Le Mexique a accepté la demande d'extradition le 20 mai 2016. Les documents indiquaient qu'El Chapo serait envoyé à San Diego (Californie) ou El Paso (Texas), où sont installées deux des sept cours fédérales qui ont des dossiers contre lui. L'appel d'El Chapo a été rejeté par un juge mexicain le 19 janvier. Quelques heures plus tard, il a « soudainement et sans avertissement… été hélitreuillé aux États-Unis, » comme le disent ses avocats.

Pour envoyer El Chapo à New York – et dans la prison de haute sécurité de Manhattan, le Metropolitan Correctional Center – les autorités américaines ont dû obtenir une permission spéciale de la part de leurs homologues mexicains, remplissant ce qu'on appelle une « requête d'exception ». En règle générale, ce processus prend des jours ou des semaines. Pour le cas d'El Chapo, il a suffi de quelques heures.
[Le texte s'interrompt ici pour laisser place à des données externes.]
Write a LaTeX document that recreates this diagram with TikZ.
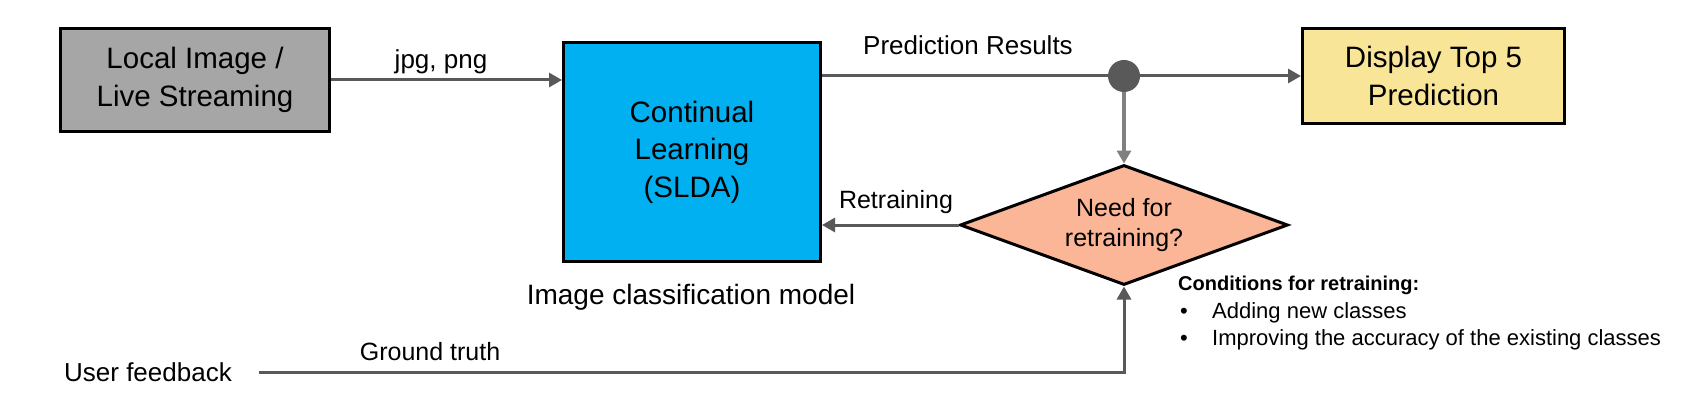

Ses avocats trouvent ça louche.

« Miraculeusement, cette requête a aussi été faite le 19 janvier 2017, peut-être quand Monsieur Guzmán était à 30 000 pieds dans les airs, s'envolant un peu plus loin d'El Paso et de San Diego, » ont écrit les avocats du narcotrafiquant. « Encore plus étonnant, le Bureau du Procureur général mexicain a rendu son avis sur cette Requête d'Exception le même jour. »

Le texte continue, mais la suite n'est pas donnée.